Michigan rivers still cold, and steelhead runs come late
Written by Detroit Free Press   
Thursday, 24 March 2005 11:15
Steelhead have been making spawning runs up Michigan rivers for about 140 years, adapting so well to their new home that many streams offer better fishing than rivers on the Pacific Coast, where steelhead evolved.


The big question isn't whether there will be a steelhead run, but when the weather will be right for it.

"I had two on yesterday and lost them both. Today, I haven't had a bump," said Gary Townsend of Ann Arbor, who was wading the Meathole section of the Au Sable River just downstream from Foote Dam.

The Meathole usually is crowded by steelhead at this time of year, but Townsend and other anglers said water temperatures were so low that the fish were hanging around offshore in Lake Huron, waiting for things to warm up a bit.

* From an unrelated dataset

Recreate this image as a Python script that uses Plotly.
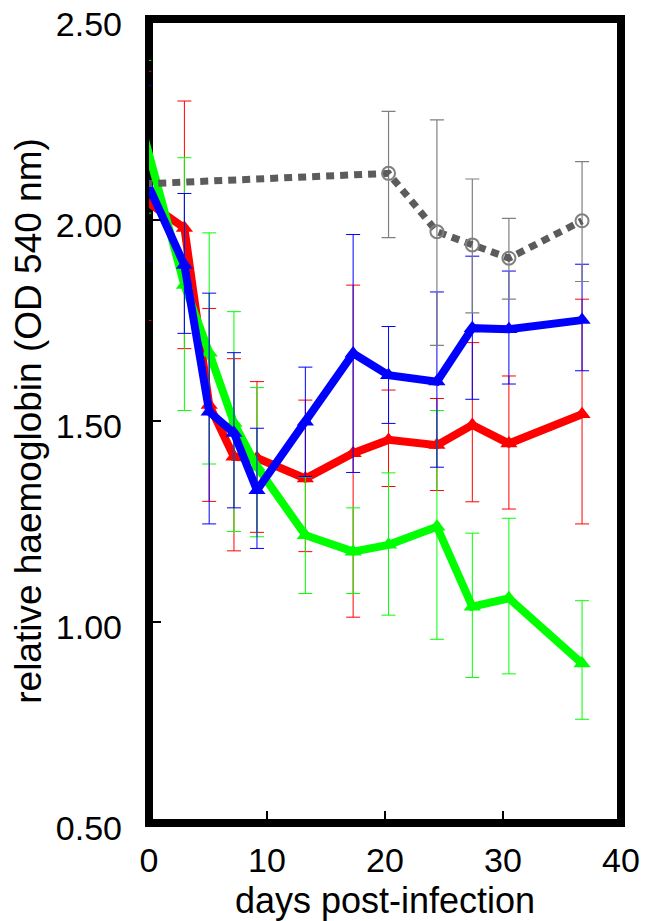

Out on the pier heads at the mouth of the Au Sable, Rick Reid of Flushing had come for a week of steelheading.

In the first two days, he had hooked and lost one fish and landed another, a five-pound male.

"It's been really slow," said Reid, dressed in heavy Carhart coveralls, neck warmer, fur hat and gloves to ward off the biting 15-knot wind, which made the 38-degree air temperature feel sub-zero. "We took the water temperature this morning, and it was 36 degrees. It's usually a lot warmer than that by this time in March."

It was a similar story on the Pere Marquette River on the Lake Michigan watershed, where Frank Willetts, the new owner of the Pere Marquette River Lodge in Baldwin, said some fish were being caught, but not in the numbers usual at this time of year.

Willetts said his guides "have been averaging about two browns and two steelhead a day on a river trip. The water is still a little cold, but it should get better as things warm up next week."

The browns are brown trout, which anglers also have been pursuing.

Two factors play the major roles in deciding when steelhead will make their spawning runs. One is water levels, the other water temperature. Most rivers have plenty of water, but the unseasonably cold air temperatures and late-surviving snowpack have prevented the warm-up the fish need as a trigger to leave the big lakes.

"We're getting a few, but it's slower than it usually is at this time," said Laurie Supinski, who with her husband, Matt, runs the Gray Drake Lodge on the Muskegon River in Newaygo.

"They're picking up some pretty nice brown trout, which no one is complaining about. But when people have booked a steelhead trip and have been looking forward to it for months, it's a bit disappointing."

Water temperatures in the Muskegon had been mostly running 33-34 degrees, Supinski said, but the forecast for the weekend called for rain, followed by temperatures in the mid-40s by early next week.

"That should help get rid of the snow," she said. "Some rain and a couple of days in the 40s will bring the river up to 38, 40 degrees, and that should really get the fish moving."

So far, anglers on the northern Michigan rivers say the fish are far more likely to take a spawn sack than flies or spoons.

Steelhead are a migratory race of rainbow trout. They are born in rivers and spend their first year there, then migrate to oceans or lakes, where they spend three to five years feeding and growing before returning to their birth rivers to spawn.

Introduced to the Great Lakes after the Civil War, their numbers have exploded in the 1990s as states bordering the Great Lakes and Ontario increased their annual stocking of rivers.

This year, some of the earliest and best steelheading probably will occur in the heaviest-populated parts of the state. The Huron and Clinton rivers have received steelhead stockings in recent years, and anglers on the Huron at Flat Rock last week were enjoying considerably better success than their counterparts on the more famous northern steelhead rivers.

"It slowed down a little this week when the cold weather came back, but it should really pick up as it gets warm again," said Ben Fountain, who works at the Bottom Line Bait and Tackle in Brownstown Township and is a Huron River steelhead angler.

"They were mostly getting them on spawn sacks and flies. But we just got about 100 colors of new spoons. I can't wait to try some of them."